When the LAPSUS$ ransomware group broke into the network of Nvidia, the data they stole included two code signing certificates which are now being used to sign malware to help it bypass security defences.
In order to prove that an application or driver is genuine and really does come from the named developer, a digital certificate is used to sign the code. This digital signature is validated by the operating system before allowing the app to run or the driver to be loaded. On Microsoft Windows systems, the Secure Boot technology is designed to protect the system from loading drivers that do not have a valid digital signature.

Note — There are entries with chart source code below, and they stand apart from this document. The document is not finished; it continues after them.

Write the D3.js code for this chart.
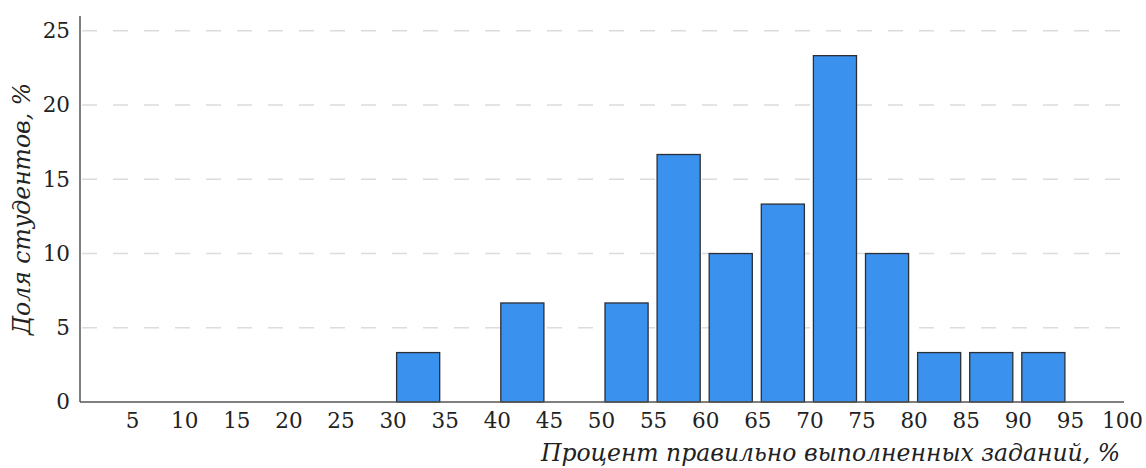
<!DOCTYPE html>
<html><head><meta charset="utf-8">
<script src="https://cdn.jsdelivr.net/npm/d3@7/dist/d3.min.js"></script>
<style>body{margin:0;background:#fff}svg{display:block}</style>
</head><body>
<script>
const binStarts = [0,5,10,15,20,25,30,35,40,45,50,55,60,65,70,75,80,85,90,95];
const shares = [0,0,0,0,0,0,3.33,0,6.67,0,6.67,16.67,10,13.33,23.33,10,3.33,3.33,3.33,0];
const xTicks = [5,10,15,20,25,30,35,40,45,50,55,60,65,70,75,80,85,90,95,100];
const yTicks = [0,5,10,15,20,25];
const xTitle = "Процент правильно выполненных заданий, %";
const yTitle = "Доля студентов, %";

const W=1146,H=468;
const svg=d3.select("body").append("svg").attr("width",W).attr("height",H);
const x=d3.scaleLinear().domain([0,100]).range([80,1122]);
const y=d3.scaleLinear().domain([0,26]).range([402,16]);
const font="'DejaVu Serif', serif";

// grid
svg.append("g").selectAll("line").data(yTicks.filter(d=>d>0)).join("line")
  .attr("x1",82).attr("x2",1122).attr("y1",d=>y(d)).attr("y2",d=>y(d))
  .attr("stroke","#dcdcdc").attr("stroke-width",1.5).attr("stroke-dasharray","15,16");

// bars
const data=binStarts.map((b,i)=>({b,v:shares[i]})).filter(d=>d.v>0);
svg.append("g").selectAll("rect").data(data).join("rect")
  .attr("x",d=>x(d.b)+4).attr("width",d=>x(d.b+5)-x(d.b)-9)
  .attr("y",d=>y(d.v)).attr("height",d=>y(0)-y(d.v))
  .attr("fill","#3a91ee").attr("stroke","#2b2f36").attr("stroke-width",1.3);

// axes
const xa=svg.append("g").attr("transform","translate(0,402)")
  .call(d3.axisBottom(x).tickValues(xTicks).tickSize(0).tickPadding(11));
xa.select(".domain").attr("stroke","#555").attr("stroke-width",1.5).attr("d","M80,0H1124");
xa.selectAll("text").attr("font-family",font).attr("font-size",21.5).attr("fill","#222");
const ya=svg.append("g").attr("transform","translate(80,0)")
  .call(d3.axisLeft(y).tickValues(yTicks).tickSize(0).tickPadding(10));
ya.select(".domain").attr("stroke","#555").attr("stroke-width",1.5).attr("d","M0,16V402");
ya.selectAll("text").attr("font-family",font).attr("font-size",21.5).attr("fill","#222");

svg.append("text").attr("x",1120).attr("y",461).attr("text-anchor","end")
  .attr("font-family",font).attr("font-style","italic").attr("font-size",23.5).attr("fill","#222").text(xTitle);
svg.append("text").attr("transform","translate(30,209) rotate(-90)").attr("text-anchor","middle")
  .attr("font-family",font).attr("font-style","italic").attr("font-size",23.5).attr("fill","#222").text(yTitle);
</script>
</body></html>
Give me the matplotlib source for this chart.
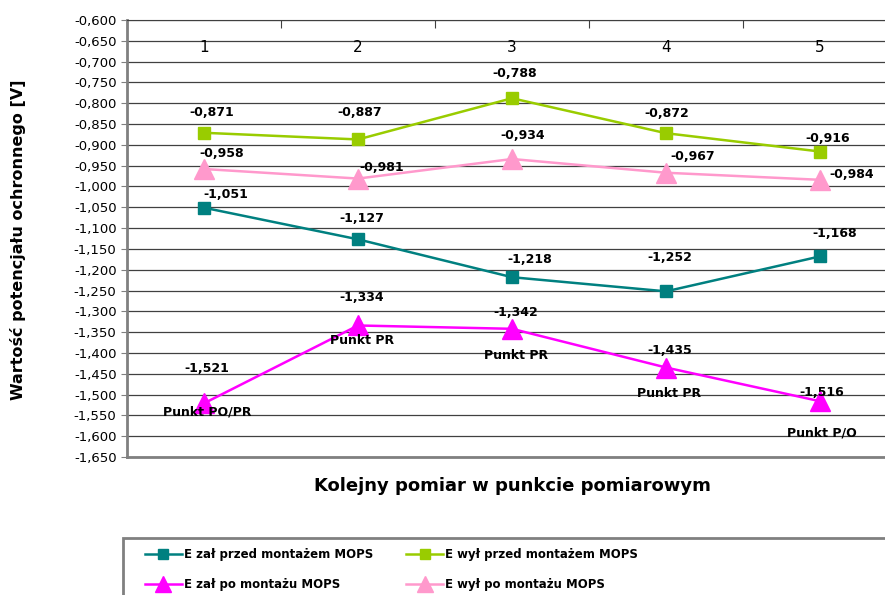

Unlike the TLS certificates that protect HTTPS traffic on web servers, the certificates used to validate signed applications cannot necessarily be checked in real time as the computer may not be online when the application or driver is first run. As a result, code-signing is considered valid as long as the digital certificate was valid and not expired on the date the digital certificate was used to sign the code – even if that was many years ago and the certificate has since expired. A timestamp is included to record when the digital signature was created. As a result, the certificates stolen from Nvidia should not be useful to cyber criminals because both of them are expired and should not be valid for creating new signatures. However, there is an exception in the Secure Boot system which allows for certificates created before 29 July 2015 to be used to sign code without including a timestamp – and this includes both of the expired Nvidia certificates.
This means the digital signatures are considered valid by Windows today. As a result, currently the only defences against malware signed with the stolen Nvidia certs is to use anti-malware software that can recognise the specific malware strains as they are discovered or Windows Defender Application Control can also be used to block and allow specific drivers.